No fue en realidad una, sino varios racimos de rutas
Desde ensenadas europeas
Eso sí, los cronistas e interpretadores del pasado nos suelen incluir también un tercer racimo, abierto ya con el segundo: conectaba a China con el norte, sobre todo con Siberia, y floreció, según las dataciones históricas, entre el XVI y XX, lo que no es poco tiempo. No obstante, no es esta la que nos sirve aquí, sino la segunda. La fecha de 1226 viene muy al punto.
Es el año en que el perusino (de Perugia o, castellanizado, Perusia, en la región italiana de Umbría) Juan de Piano Carpini (Giovanni da Pian del Carpine, 1182-1252), monje franciscano, llegaba, aseguran muchos reportajes, hasta la cordillera del Karakórum, entre China, India y Pakistán. En realidad, Piano Carpini arribaba a la ciudad del mismo nombre, que fue capital del imperio mongol, desde el XIII al XV.
El camino desde Europa lo abrieron los franciscanos y Marco Polo
En pleno emporio
La Karakórum ciudad, cuyas museabilizadas ruinas y reconstrucciones pueden visitarse ahora precisamente en la actual Mongolia, nación ubicada entre China y Rusia, se convirtió en el centro neurálgico, el emporio, de una superpotencia que para la época extendía su gobierno, además de por China, también por Asia Central (Kazajistán, Kirguistán, Tayikistán, Turkmenistán y Uzbekistán), Persia (por el actual Irán) y en el fondo la mayor parte de Oriente.
El imperio comenzó a ver como una necesidad el conectarse comercial y hasta políticamente con Europa, y esta se encontraba deseosa por abrir fronteras en estos campos. En aquel momento, uno de los, llamémosles, intraestados fuertes europeos era la Corona de Aragón (1164-1707), que abarcó, además de diversos señoríos occitanos, los reinos de Cerdeña, Córcega, Mallorca, Nápoles, Sicilia y València, los ducados de Atenas y Neopatria (la griega Tesalia), y el condado de Barcelona.
La ciudad, favorita de Jaume I, se convirtió en importante dársena
Un muelle favorito
Jaume o Jaime I (1208-1276), el gran aglutinador de este conglomerado, tendrá en la ciudad de València, que conquistó de manos muslimes, una de sus plazas hasta cierto punto más queridas. Esto hizo que la Balànsiya sarracena se convirtiera en otro emporio, donde florecieron las artes, además de, claro, el comercio, en un toma y daca que aquí trajo todo tipo de productos.

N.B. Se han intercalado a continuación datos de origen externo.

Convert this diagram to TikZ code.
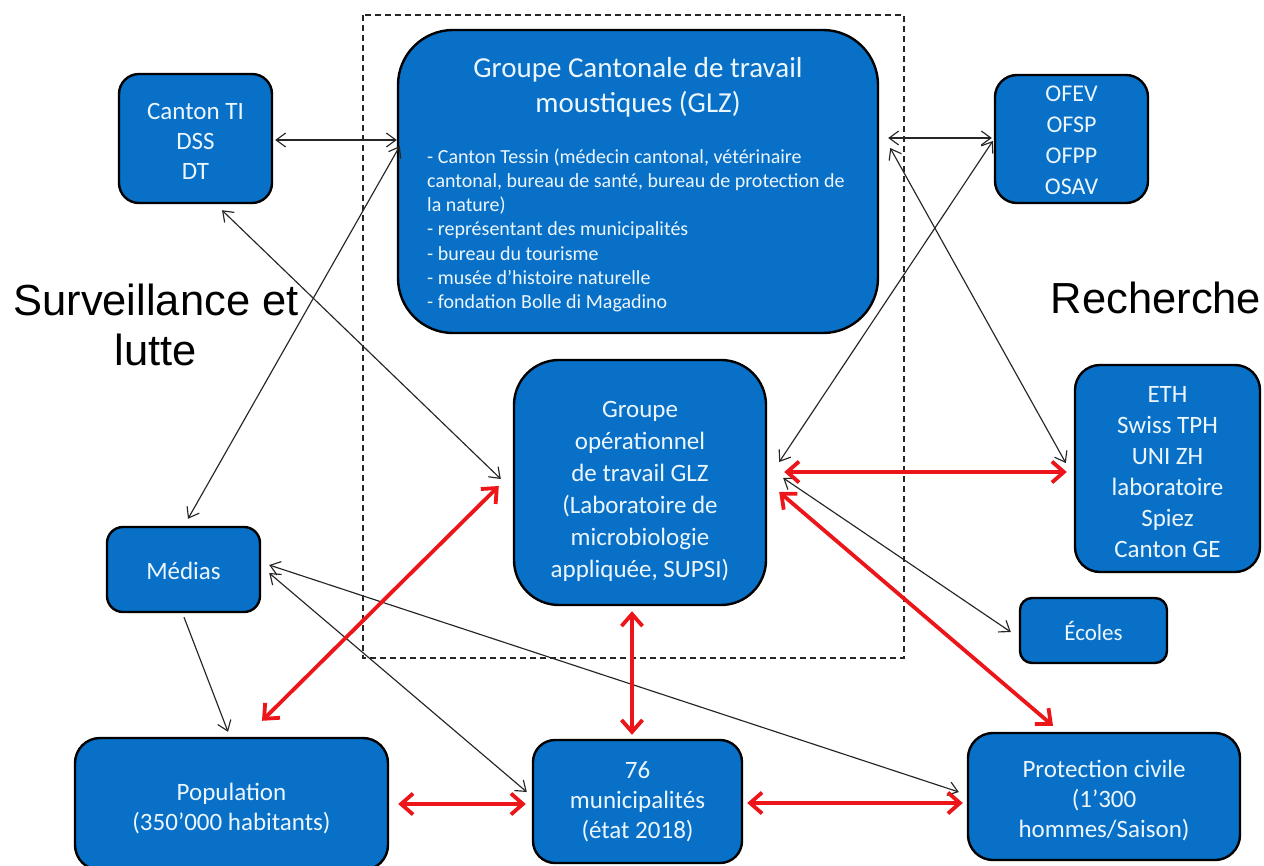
\documentclass[tikz,border=0pt]{standalone}
\usepackage{fontspec}
\setmainfont{Carlito}
\newfontfamily\arialf{Liberation Sans}
\usetikzlibrary{arrows.meta,calc}
\definecolor{boxblue}{RGB}{8,112,198}
\definecolor{txtwhite}{RGB}{236,246,255}
\definecolor{redarr}{RGB}{236,22,26}
\newcommand\myfs[2]{\fontsize{#1}{#2}\selectfont}
\begin{document}
\begin{tikzpicture}[x=1pt,y=-1pt,
  box/.style={draw=black, line width=2.4pt, fill=boxblue, text=txtwhite, align=center, inner sep=0pt},
  boxtext/.style={text=txtwhite, align=center, inner sep=0pt, font=\myfs{25}{#1}},
  blk/.style={draw=black!85, line width=1.15pt, {Straight Barb[length=9.5pt,width=14pt]}-{Straight Barb[length=9.5pt,width=14pt]}},
  blkone/.style={draw=black!85, line width=1.15pt, -{Straight Barb[length=9.5pt,width=14pt]}},
  redlink/.style={draw=redarr, line width=3.8pt, {Straight Barb[length=12pt,width=21pt]}-{Straight Barb[length=12pt,width=21pt]}},
  grpframe/.style={draw=black!85, line width=1.2pt, dash pattern=on 6pt off 4pt}
]
\useasboundingbox (0,0) rectangle (1264,865);
\fill[white] (0,0) rectangle (1264,865);

\draw[grpframe] (363,15) rectangle (904,658);

% boxes
\node[box, minimum width=480pt, minimum height=303pt, rounded corners=55pt] (glz) at (638,181.5) {};
\node[text=txtwhite, align=center, font=\myfs{29}{35}] (glztitle) at (638,87) {Groupe Cantonale de travail\\moustiques (GLZ)};
\node[text=txtwhite, align=left, anchor=north west, inner sep=0pt, font=\myfs{20}{24.2}] (glzbody) at (427,148.5) {- Canton Tessin (médecin cantonal, vétérinaire\\cantonal, bureau de santé, bureau de protection de\\la nature)\\- représentant des municipalités\\- bureau du tourisme\\- musée d'histoire naturelle\\- fondation Bolle di Magadino};

\node[box, minimum width=153pt, minimum height=129pt, rounded corners=20pt,
  label={[boxtext=30, yshift=-2.5pt]center:{Canton TI\\DSS\\DT}}] (ti) at (195.5,138.5) {};
\node[box, minimum width=153pt, minimum height=128pt, rounded corners=22pt,
  label={[boxtext=31, font=\myfs{24}{31}, yshift=-1.5pt]center:{OFEV\\OFSP\\OFPP\\OSAV}}] (ofev) at (1071.5,139) {};
\node[box, minimum width=252pt, minimum height=245pt, rounded corners=45pt,
  label={[boxtext=32, yshift=-8.5pt]center:{Groupe\\opérationnel\\de travail GLZ\\(Laboratoire de\\microbiologie\\appliquée, SUPSI)}}] (op) at (640,482.5) {};
\node[box, minimum width=185pt, minimum height=207pt, rounded corners=25pt,
  label={[boxtext=31, yshift=-4pt]center:{ETH\\Swiss TPH\\UNI ZH\\laboratoire\\Spiez\\Canton GE}}] (eth) at (1167.5,468.5) {};
\node[box, minimum width=153pt, minimum height=85pt, rounded corners=16pt,
  label={[boxtext=30, yshift=-1pt]center:{Médias}}] (med) at (183.5,569.5) {};
\node[box, minimum width=147pt, minimum height=65pt, rounded corners=12pt,
  label={[boxtext=28, font=\myfs{23}{28}]center:{Écoles}}] (eco) at (1093.5,630.5) {};
\node[box, minimum width=313pt, minimum height=132pt, rounded corners=25pt,
  label={[boxtext=30, yshift=-5pt]center:{Population\\(350’000 habitants)}}] (pop) at (231.5,804) {};
\node[box, minimum width=209pt, minimum height=123pt, rounded corners=22pt,
  label={[boxtext=30]center:{76\\municipalités\\(état 2018)}}] (mun) at (637.5,801.5) {};
\node[box, minimum width=272pt, minimum height=127pt, rounded corners=25pt,
  label={[boxtext=30, yshift=-4pt]center:{Protection civile\\(1’300\\hommes/Saison)}}] (pc) at (1104,796.5) {};

% side labels
\node[font=\arialf\myfs{43.5}{50}, align=center] (surv) at (156,325) {Surveillance et\\lutte};
\node[font=\arialf\myfs{43.5}{50}] (rech) at (1156,298) {Recherche};

% black connectors
\draw[blk] ($(ti.east)+(2,1.5)$) -- ($(glz.west)+(0,-41.5)$);
\draw[blk] ($(ti.south)+(26.5,6)$) -- ($(op.west)+(-12,-3.5)$);
\draw[blk] ($(glz.west)+(3,-35.5)$) -- ($(med.north)+(4.5,-7)$);
\draw[blk] ($(glz.east)+(9,-43.5)$) -- ($(ofev.west)+(-2,-1)$);
\draw[blk] ($(glz.east)+(11,-33.5)$) -- ($(eth.west)+(-8,-5.5)$);
\draw[blk] ($(ofev.west)+(-1,2)$) -- ($(op.east)+(12,-20.5)$);
\draw[blk] ($(op.east)+(16,-4.5)$) -- ($(eco.west)+(-8,1.5)$);
\draw[blk] ($(med.east)+(8,-4.5)$) -- ($(pc.west)+(-8,-4.5)$);
\draw[blk] ($(med.east)+(8,3.5)$) -- ($(mun.west)+(-5,-9.5)$);
\draw[blkone] ($(med.south)+(0.5,4)$) -- ($(pop.north)+(-3.5,-5)$);

% red connectors
\draw[redlink] ($(op.east)+(17,-10.5)$) -- ($(eth.west)+(-7,3.5)$);
\draw[redlink] ($(op.west)+(-14,3.5)$) -- ($(pop.north)+(30.5,-16)$);
\draw[redlink] ($(op.south)+(-8,5)$) -- ($(mun.north)+(-5.5,-4)$);
\draw[redlink] ($(op.east)+(12,9.5)$) -- ($(pc.north)+(-51,-6)$);
\draw[redlink] ($(pop.east)+(9,0)$) -- ($(mun.west)+(-6,2.5)$);
\draw[redlink] ($(mun.east)+(4,1.5)$) -- ($(pc.west)+(-4,6.5)$);
\end{tikzpicture}
\end{document}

Acabó por insertarse en esta suerte de red de redes que se solapó a otras como el camino de Santiago (registrado al menos desde 1140, pero impulsado definitivamente por el cardenal benejamense Miguel Payá y Rico, 1811-1891) y anticipó una aún en activo, la Internet (1969). Dejó huellas en el ‘cap i casal’, como el barrio de Velluters (terciopeleros o sederos, en todo caso alguien que trabajaba con ‘vellut’, un tejido de fibra o pelo natural).
Huellas del pasado
Justo allí, en plena Ciutat Vella, tenemos más muestras de unas artes que nacieron gracias a la Ruta de la Seda. Así, el Col·legi de l’Art Major de la Seda (Colegio del Arte Mayor de la Seda), que fue sede desde 1494 del gremio de ‘velluters’, establecido en 1479, y que desde 2016 alberga en su edificio barroco (por las reformas del XVIII) el Museo de la Seda.
O la Lonja de la Seda (1470-1483), Patrimonio de la Humanidad desde 1996, construida mirando a la Real Parroquia de los Santos Juanes o Sant Joan del Mercat (XIV-XVI), junto al Mercado Central (1928). Son los testigos, para nada mudos, de una época en la que aquí llegaron los aromas, saberes y sabores del hoy más exótico Oriente.